Once the learned Magistrate briefly records reasons for dismissing the complaint, it goes without saying that the said reasons are the reasons on account of which he finds that there is no sufficient ground for proceeding. In the circumstances, the said contention also does not merit acceptance. (14) A perusal of the impugned order passed by the learned Sessions Judge indicates that the learned Sessions Judge has misdirected herself in holding that there is breach of the provisions of principles of natural justice. Once the learned Judicial Magistrate had come to the conclusion that no offence is made out and that the dispute was civil in nature, there was no question for proceeding further for making an inquiry under Section 202 of the Code. On the facts emerging on record, it is not possible to state that the discretion exercised by the learned Judicial Magistrate was in any manner unreasonable or perverse so as to warrant interference in exercise of revisional jurisdiction by the learned Sessions Judge. Moreover, in case the learned Sessions Judge was of the view that due inquiry had not been made by the learned Magistrate, the learned Sessions Judge could have only remanded the matter to the learned Judicial Magistrate to decide the same in accordance with law. However, no direction to issue process against the accused could have been issued. In the circumstances, the impugned order dated 23rd June, 2004 made by the learned Sessions Judge being contrary to the statutory provisions cannot be sustained. For the foregoing reasons, the application succeeds and is accordingly allowed.

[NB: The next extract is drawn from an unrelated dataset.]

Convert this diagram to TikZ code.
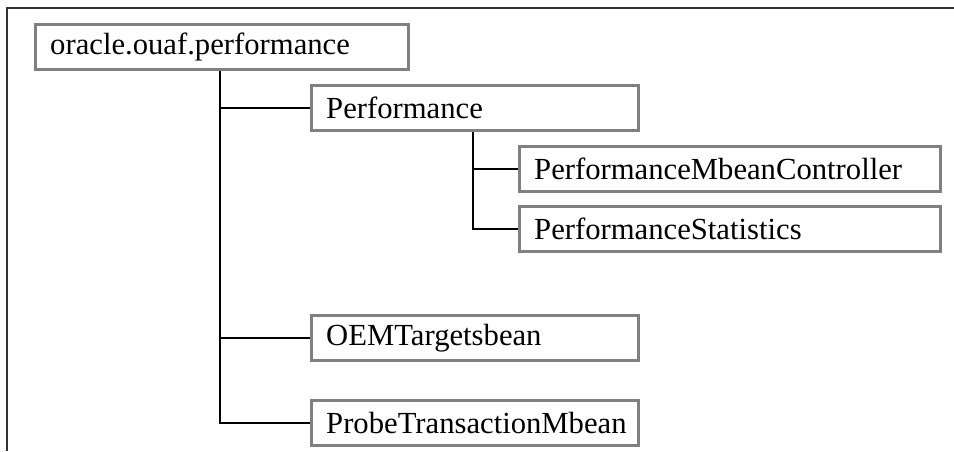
\documentclass[tikz,border=0pt]{standalone}
\usepackage{fontspec}
\setmainfont{Liberation Serif}
\definecolor{boxgray}{RGB}{128,128,128}
\definecolor{framegray}{RGB}{50,50,50}
\tikzset{
  pkgbox/.style={draw=boxgray, line width=2.6pt, anchor=north west, minimum height=33.75pt,
    inner xsep=11.25pt, inner ysep=0pt, align=left, font=\fontsize{23}{27}\selectfont},
  link/.style={draw=black, line width=1.5pt},
}
\begin{document}
\begin{tikzpicture}[x=0.75pt,y=0.75pt,yscale=-1,xscale=1]
            \useasboundingbox (0,0) rectangle (954,451);
            % outer frame, open at right and bottom
            \draw [framegray, line width=1.6pt]  (7,451) -- (7,8) -- (954,8) ;
            % packages and classes
            \node (root) [pkgbox, text width=257.25pt] at (33.5,23) {oracle.ouaf.performance};
            \node (perf) [pkgbox, text width=222.75pt] at (309.5,83.5) {Performance};
            \node (ctrl) [pkgbox, text width=293.25pt] at (517.5,144.5) {PerformanceMbeanController};
            \node (stat) [pkgbox, text width=293.25pt] at (517.5,204.5) {PerformanceStatistics};
            \node (oem) [pkgbox, text width=222.75pt] at (309.5,313.5) {OEMTargetsbean};
            \node (probe) [pkgbox, text width=222.75pt] at (309.5,398.5) {ProbeTransactionMbean};
            \coordinate (trunk) at (220,0);
            \coordinate (subtrunk) at (473,0);
            % tree lines
            \draw [link]  (root.south -| trunk) |- (perf.west) ;
            \draw [link]  (root.south -| trunk) |- (oem.west) ;
            \draw [link]  (root.south -| trunk) |- (probe.west) ;
            \draw [link]  (perf.south -| subtrunk) |- (ctrl.west) ;
            \draw [link]  (perf.south -| subtrunk) |- (stat.west) ;
\end{tikzpicture}
\end{document}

The impugned order dated 23rd June, 2004 made by the learned Sessions Judge, Surat, in Criminal Revision Application No.17 of 2004 is hereby quashed and set aside. Consequently, the order dated 30th June, 2004 made by the learned Joint Civil Judge (J.D.), Surat directing issuance of process is also set aside. Accordingly, the order dated 03 rd January, 2004 made by the learned Joint Civil Judge (J.D.), Surat in Private Criminal Complaint No.6 of 2004 stands restored. Rule is made absolute accordingly. Rule made absolute.